Type: Yilugwa Knife
Location: Moondah Lake, Queensland
Age: Late Holocene
Material: Silcrete
MoST ID: 5549
Pedestal Link: https://une.pedestal3d.com/r/FNjHl4srK3
Model Author: Emma Watt
This silcrete ‘Yilugwa’ macroblade knife is from southwest Queensland. It was collected during a collaborative research project between archaeologists and Mithaka People to better understand the deep history of the Mithaka.
Artefact on loan to Archaeology and Palaeoanthropology, University New England, catalogue name Brokehimarm Bottom No. 2.
This macroblade was struck from a blade core using a hammerstone. The macroblade propagated under an elongated zone of high mass created by prior parallel blade removals. The macroblade was then trimmed by unifacial retouch around the distal end. The lateral edges were not retouched. The retouched edge is sharp and appears to be unused.
Yilugwa knives are macroblades with a curved edge retouched across the distal end. They resemble tools called ‘end scrapers’ in other parts of the world. The edges are sometimes unifacially retouched as well. Retouching is towards the dorsal surface. In the historical period, yilugwa were hafted with spinifex resin applied to the platform end, and were used by women for cutting and scraping tasks, or as spoons for eating roasted roots and tubers. Their use as spoons was described in 1972: ‘To do this, the implement was gripped at the proximal end, with the thumb pressed on the ventral face. The tuber or root was held in the left hand and split longitudinally using the right lateral and distal edges of the tool. The flesh was then stopped out with a scraping motion toward the operator and eaten from the end of the implement’. ‘Yilugwa’ translates as ‘spoon’ in the Alyawara language. One anthropologist was told that the edges of women’s knives were sometimes blunted by retouch to prevent injuries during use or in fights.
Brokehimarm Cave is located near Moondah Lake at an elevation of around 80 metres.

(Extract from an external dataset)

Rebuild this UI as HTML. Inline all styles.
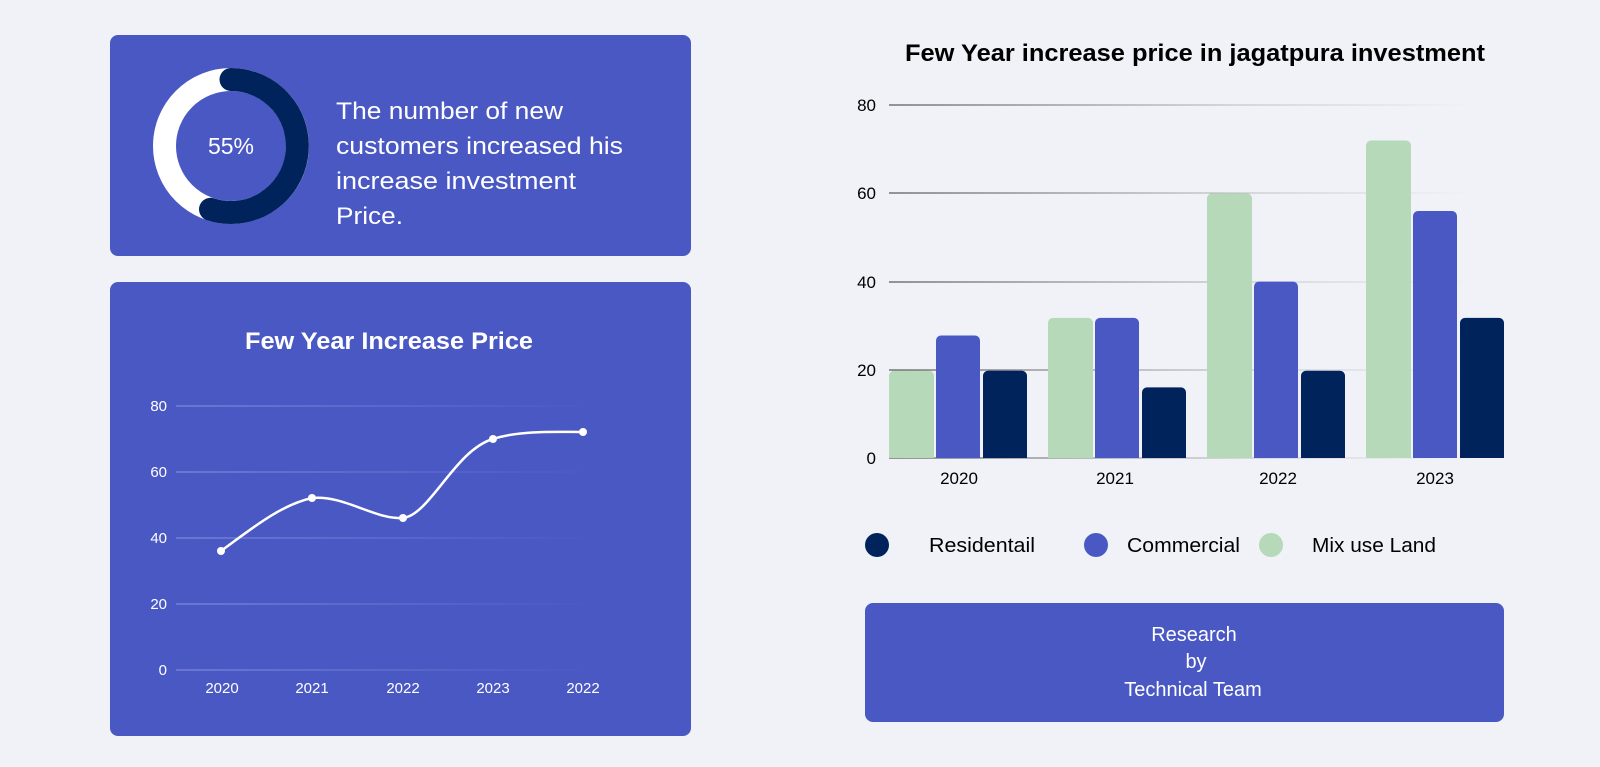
<!DOCTYPE html>
<html><head><style>
body{margin:0;background:#f0f2f8;}
svg{display:block}
</style></head><body>
<svg width="1600" height="767" viewBox="0 0 1600 767" xmlns="http://www.w3.org/2000/svg" font-family="Liberation Sans, sans-serif">
<defs>
<linearGradient id="gl" gradientUnits="userSpaceOnUse" x1="176" y1="0" x2="597" y2="0"><stop offset="0" stop-color="#8b95e0"/><stop offset="0.5" stop-color="#6a76d2"/><stop offset="1" stop-color="#4a58c4"/></linearGradient>
<linearGradient id="gr" gradientUnits="userSpaceOnUse" x1="889" y1="0" x2="1473" y2="0"><stop offset="0" stop-color="#333"/><stop offset="0.6" stop-color="#bbb"/><stop offset="1" stop-color="#f0f2f8"/></linearGradient>
</defs>
<rect width="1600" height="767" fill="#f0f2f8"/>
<!-- card 1 -->
<rect x="110" y="35" width="581" height="221" rx="8" fill="#4a58c4"/>
<circle cx="231" cy="146" r="66.5" fill="none" stroke="#fff" stroke-width="23"/>
<path d="M231 79.5 A66.5 66.5 0 1 1 210.5 209.3" fill="none" stroke="#00235c" stroke-width="23" stroke-linecap="round"/>
<text x="231" y="154" font-size="23" fill="#fff" text-anchor="middle">55%</text>
<g font-size="24" fill="#fff">
<text x="336" y="119" textLength="227" lengthAdjust="spacingAndGlyphs">The number of new</text>
<text x="336" y="154" textLength="287" lengthAdjust="spacingAndGlyphs">customers increased his</text>
<text x="336" y="189" textLength="240" lengthAdjust="spacingAndGlyphs">increase investment</text>
<text x="336" y="224" textLength="67" lengthAdjust="spacingAndGlyphs">Price.</text>
</g>
<!-- card 2 -->
<rect x="110" y="282" width="581" height="454" rx="8" fill="#4a58c4"/>
<text x="389" y="349" font-size="24" font-weight="bold" fill="#fff" text-anchor="middle" textLength="288" lengthAdjust="spacingAndGlyphs">Few Year Increase Price</text>
<g stroke="url(#gl)" stroke-width="1">
<line x1="176" y1="406" x2="597" y2="406"/><line x1="176" y1="472" x2="597" y2="472"/><line x1="176" y1="538" x2="597" y2="538"/><line x1="176" y1="604" x2="597" y2="604"/><line x1="176" y1="670" x2="597" y2="670"/>
</g>
<g font-size="15" fill="#fff" text-anchor="end">
<text x="167" y="411">80</text><text x="167" y="477">60</text><text x="167" y="543">40</text><text x="167" y="609">20</text><text x="167" y="675">0</text>
</g>
<g font-size="15" fill="#fff" text-anchor="middle">
<text x="222" y="693">2020</text><text x="312" y="693">2021</text><text x="403" y="693">2022</text><text x="493" y="693">2023</text><text x="583" y="693">2022</text>
</g>
<path d="M221 551 C250 530 280 505 312 498 C345 495 375 520 403 518 C430 515 455 450 493 439 C520 430 560 432 583 432" fill="none" stroke="#fff" stroke-width="2.5"/>
<g fill="#fff"><circle cx="221" cy="551" r="4"/><circle cx="312" cy="498" r="4"/><circle cx="403" cy="518" r="4"/><circle cx="493" cy="439" r="4"/><circle cx="583" cy="432" r="4"/></g>
<!-- right chart -->
<text x="1195" y="61" font-size="24" font-weight="bold" fill="#000" text-anchor="middle" textLength="580" lengthAdjust="spacingAndGlyphs">Few Year increase price in jagatpura investment</text>
<g stroke="url(#gr)" stroke-width="1">
<line x1="889" y1="105" x2="1473" y2="105"/><line x1="889" y1="193" x2="1473" y2="193"/><line x1="889" y1="282" x2="1473" y2="282"/><line x1="889" y1="370" x2="1473" y2="370"/><line x1="889" y1="458" x2="1473" y2="458"/>
</g>
<g font-size="17" fill="#000" text-anchor="end">
<text x="876" y="111">80</text><text x="876" y="199">60</text><text x="876" y="288">40</text><text x="876" y="376">20</text><text x="876" y="464">0</text>
</g>
<g>
<path d="M889 458V375.8a5 5 0 0 1 5-5h35a5 5 0 0 1 5 5V458z" fill="#b5d9b9"/>
<path d="M936 458V340.5a5 5 0 0 1 5-5h34a5 5 0 0 1 5 5V458z" fill="#4a58c4"/>
<path d="M983 458V375.8a5 5 0 0 1 5-5h34a5 5 0 0 1 5 5V458z" fill="#00235c"/>
<path d="M1048 458V322.9a5 5 0 0 1 5-5h35a5 5 0 0 1 5 5V458z" fill="#b5d9b9"/>
<path d="M1095 458V322.9a5 5 0 0 1 5-5h34a5 5 0 0 1 5 5V458z" fill="#4a58c4"/>
<path d="M1142 458V392.4a5 5 0 0 1 5-5h34a5 5 0 0 1 5 5V458z" fill="#00235c"/>
<path d="M1207 458V198.4a5 5 0 0 1 5-5h35a5 5 0 0 1 5 5V458z" fill="#b5d9b9"/>
<path d="M1254 458V286.6a5 5 0 0 1 5-5h34a5 5 0 0 1 5 5V458z" fill="#4a58c4"/>
<path d="M1301 458V375.8a5 5 0 0 1 5-5h34a5 5 0 0 1 5 5V458z" fill="#00235c"/>
<path d="M1366 458V145.5a5 5 0 0 1 5-5h35a5 5 0 0 1 5 5V458z" fill="#b5d9b9"/>
<path d="M1413 458V216a5 5 0 0 1 5-5h34a5 5 0 0 1 5 5V458z" fill="#4a58c4"/>
<path d="M1460 458V322.9a5 5 0 0 1 5-5h34a5 5 0 0 1 5 5V458z" fill="#00235c"/>
</g>
<g font-size="17" fill="#000" text-anchor="middle">
<text x="959" y="484">2020</text><text x="1115" y="484">2021</text><text x="1278" y="484">2022</text><text x="1435" y="484">2023</text>
</g>
<circle cx="877" cy="545" r="12" fill="#00235c"/>
<circle cx="1096" cy="545" r="12" fill="#4a58c4"/>
<circle cx="1271" cy="545" r="12" fill="#b5d9b9"/>
<g font-size="20" fill="#000">
<text x="929" y="552" textLength="106" lengthAdjust="spacingAndGlyphs">Residentail</text><text x="1127" y="552" textLength="113" lengthAdjust="spacingAndGlyphs">Commercial</text><text x="1312" y="552" textLength="124" lengthAdjust="spacingAndGlyphs">Mix use Land</text>
</g>
<rect x="865" y="603" width="639" height="119" rx="8" fill="#4a58c4"/>
<g font-size="20" fill="#fff" text-anchor="middle">
<text x="1194" y="641">Research</text><text x="1196" y="668">by</text><text x="1193" y="696">Technical Team</text>
</g>
</svg>
</body></html>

The site complex has a number of silcrete outcrops on the top of the low relief escarpment, but this artefact was found in an extensive scatter approximately 100 metres long and 20 metres wide immediately below the cave. The material looks very similar to the material in the outcrops above the cave site. There are a number of other features in the landscape nearby including a large stone arrangement, possible initiation circles, knapping floors, earth ovens, and potential gunyah (hut) remains.

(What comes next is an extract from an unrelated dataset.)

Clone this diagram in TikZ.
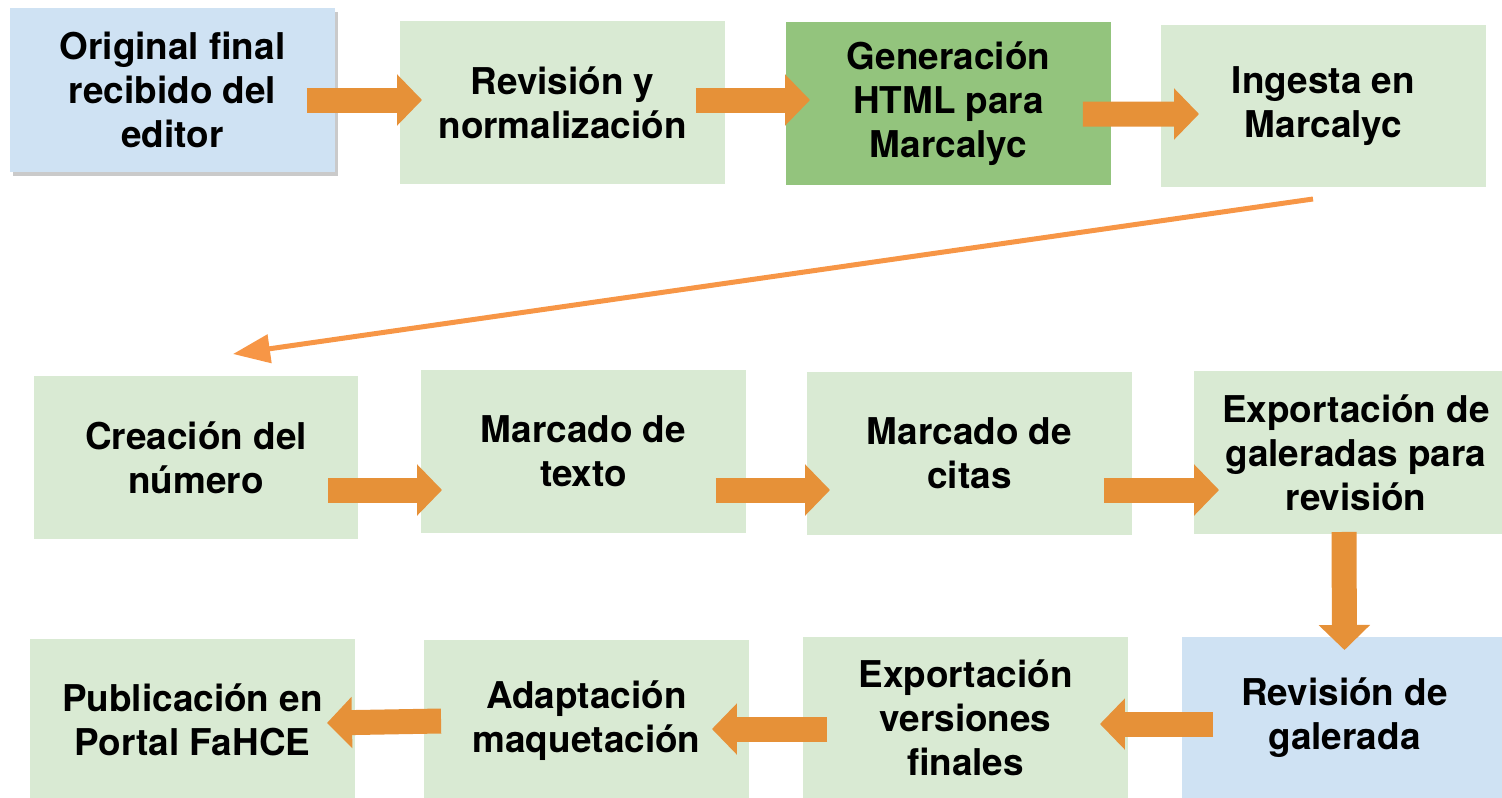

Blades are elongated flakes that measure at least twice as long as they are wide. In Australia, a blade measuring more than about 40 mm long is referred to as a ‘macroblade’. Macroblades were made by hard-hammer percussion following various strategic methods. The Camooweal Method of macroblade manufacture, practiced in northwestern Queensland, has been described in detail.
Macroblade manufacture emerged in Australia in the Middle Holocene, by about 7000 BP, and proliferated from about 5000 BP. They were made into the recent past. Macroblades are common in stone artefact assemblages across Northern and Central Australia, and large macroblade manufacturing quarries are found throughout the region. They were extensively traded, a practice which continued into the 1990s in the Northern Territory. In the historic period, macroblades were made for use as knives with wood or resin handles, or were hafted as armaments on darts cast with spearthrowers. Some macroblades were exceptionally large, although most encountered by archaeologists measure less than 100 mm long.

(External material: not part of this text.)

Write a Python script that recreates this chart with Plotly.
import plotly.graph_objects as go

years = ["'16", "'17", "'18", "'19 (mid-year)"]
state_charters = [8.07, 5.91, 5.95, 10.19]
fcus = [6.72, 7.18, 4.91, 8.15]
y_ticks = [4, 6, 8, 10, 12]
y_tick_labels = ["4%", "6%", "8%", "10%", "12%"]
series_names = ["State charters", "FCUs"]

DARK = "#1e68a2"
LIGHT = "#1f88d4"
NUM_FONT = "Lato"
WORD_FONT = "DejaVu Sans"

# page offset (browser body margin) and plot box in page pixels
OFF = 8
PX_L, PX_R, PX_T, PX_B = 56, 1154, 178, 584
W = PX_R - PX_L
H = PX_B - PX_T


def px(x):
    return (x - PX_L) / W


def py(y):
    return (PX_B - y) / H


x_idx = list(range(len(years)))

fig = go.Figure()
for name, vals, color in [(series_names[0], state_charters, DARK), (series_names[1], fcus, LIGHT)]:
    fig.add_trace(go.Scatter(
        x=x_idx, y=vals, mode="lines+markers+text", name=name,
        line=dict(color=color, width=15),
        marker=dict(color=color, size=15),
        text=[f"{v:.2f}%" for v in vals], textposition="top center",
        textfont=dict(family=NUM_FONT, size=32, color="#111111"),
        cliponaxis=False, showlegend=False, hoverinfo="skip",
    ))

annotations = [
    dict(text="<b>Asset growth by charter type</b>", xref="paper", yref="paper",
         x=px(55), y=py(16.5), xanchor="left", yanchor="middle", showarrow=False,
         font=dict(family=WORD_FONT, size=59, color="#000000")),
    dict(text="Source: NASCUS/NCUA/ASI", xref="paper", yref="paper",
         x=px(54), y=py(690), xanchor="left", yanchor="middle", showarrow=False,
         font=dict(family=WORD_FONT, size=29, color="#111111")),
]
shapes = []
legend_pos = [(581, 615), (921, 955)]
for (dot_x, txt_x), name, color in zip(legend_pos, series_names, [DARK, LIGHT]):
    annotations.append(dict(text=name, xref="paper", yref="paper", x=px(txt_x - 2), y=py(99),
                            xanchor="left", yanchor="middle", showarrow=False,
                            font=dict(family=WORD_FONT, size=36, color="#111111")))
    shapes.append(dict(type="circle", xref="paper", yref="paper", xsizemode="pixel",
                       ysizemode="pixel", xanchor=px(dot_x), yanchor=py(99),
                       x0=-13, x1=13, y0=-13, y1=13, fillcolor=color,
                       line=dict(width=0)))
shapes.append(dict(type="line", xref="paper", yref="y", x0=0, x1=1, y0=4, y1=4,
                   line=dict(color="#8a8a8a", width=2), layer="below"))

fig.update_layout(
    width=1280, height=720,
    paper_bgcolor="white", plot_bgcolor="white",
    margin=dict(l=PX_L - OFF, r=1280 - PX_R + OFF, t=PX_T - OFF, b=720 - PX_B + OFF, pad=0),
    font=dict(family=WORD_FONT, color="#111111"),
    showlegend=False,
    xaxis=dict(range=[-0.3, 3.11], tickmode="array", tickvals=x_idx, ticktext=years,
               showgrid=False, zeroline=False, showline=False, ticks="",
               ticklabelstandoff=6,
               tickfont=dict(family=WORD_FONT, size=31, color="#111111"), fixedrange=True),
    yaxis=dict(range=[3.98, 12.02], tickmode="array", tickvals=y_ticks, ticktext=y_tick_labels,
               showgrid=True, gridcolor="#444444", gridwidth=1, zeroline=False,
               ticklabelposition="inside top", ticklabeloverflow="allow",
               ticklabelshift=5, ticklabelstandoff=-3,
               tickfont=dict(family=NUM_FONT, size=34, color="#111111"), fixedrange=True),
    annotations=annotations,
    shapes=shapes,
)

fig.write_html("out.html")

Archaeologists often divide macroblade points into unifacial and bifacial variants. Unifacial points are usually retouched towards the dorsal surface to create the distal point and shape the edges, with unifacial or bifacial flaking at the proximal (platform) end to thin and shape it for hafting. Bifacial points are retouched to both faces along both margins. Macroblades were sometimes shaped in certain ways to produce regionally-specific tool types, such as Juan knives in Queensland and Yilugwa knives in Central Australia. Large-sized Pirri Points were sometimes made by pressure flaking on macroblades.
Some archaeologists think that unifacial points turned into bifacial points through resharpening. This may have been true in some cases, but the narrow width of macroblades does not allow for the type of bifacial thinning seen on, for instance, Kimberley Points or Northern Territory Triangular Points. Other bifacial points, such as Wanji Bifaces and some bifacial points in western Queensland, were made on tabular pieces of raw material and not macroblades.